Decoupling Chemo‐Mechanical Degradation for Scalable Silicon‐Based Solid‐State Batteries

Silicon-based solid-state batteries (Si-SSBs) have emerged as a pivotal next-generation energy storage technology to surpass the energy density ceiling of conventional lithium-ion batteries. However, their practical deployment is impeded by severe chemo-mechanical degradation at the silicon anode-solid electrolyte interface due to the substantial volumetric expansion and interfacial contact loss. This review systematically reviews the underlying chemo-mechanical failure mechanisms through advanced operando characterization, connecting atomic-scale dynamics to macroscopic performance decay.
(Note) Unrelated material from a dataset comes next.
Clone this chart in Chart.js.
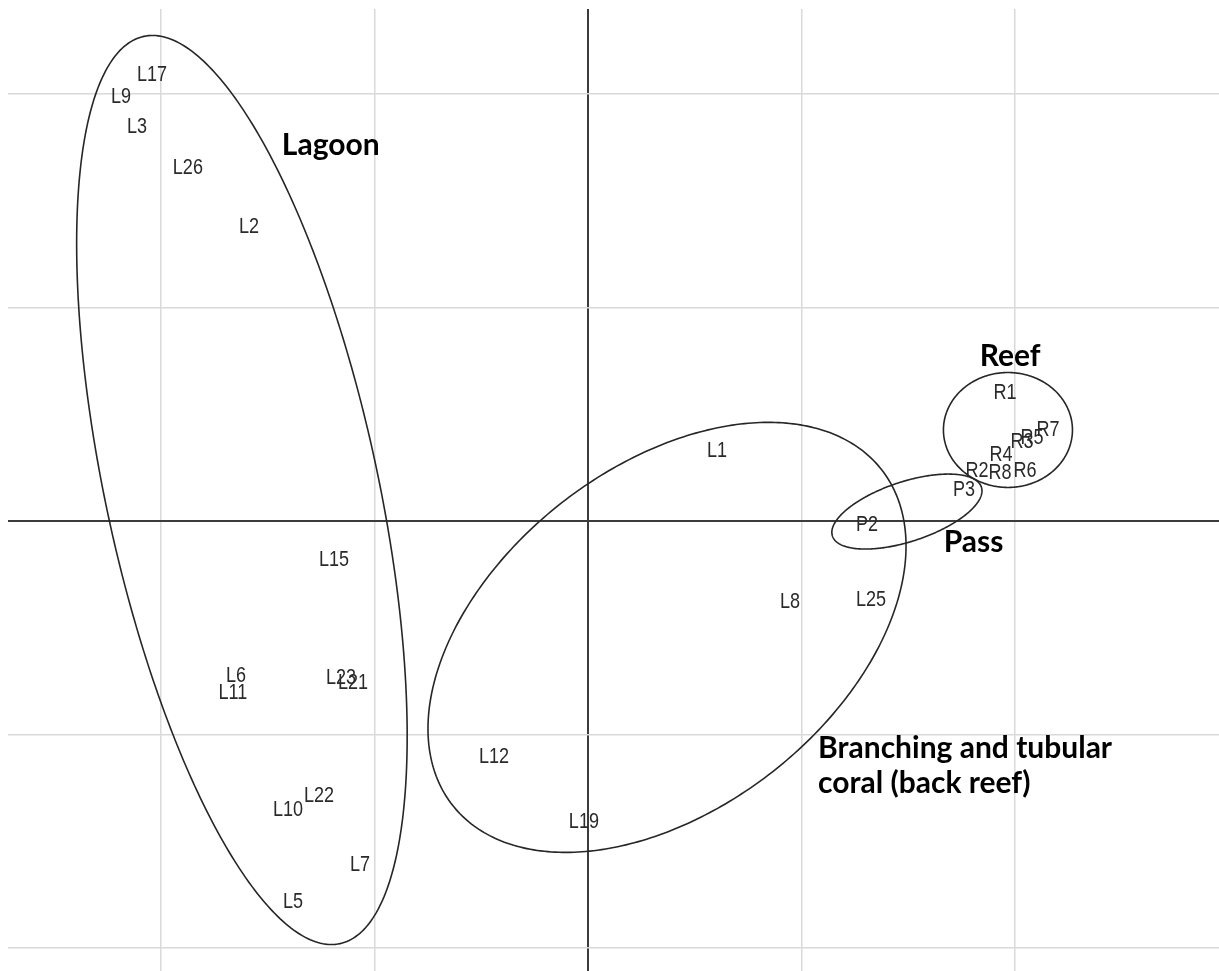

This review then evaluates interfacial stabilization strategies for solid electrolytes through utilizing the viscoelastic buffers via in situ polymerization, and surface wettability and passivation of inorganic solid electrolytes, and the design of the mechanically reinforced polymer composites, with the objective of harmonizing ionic conductivity with mechanical compliance. Furthermore, the coupling between mechanical stress and electrochemical stability is elucidated through integrated material design and multiscale modeling. Finally, critical engineering considerations for scalability and manufacturing are discussed to bridge the gap between laboratory and practical Si-SSBs.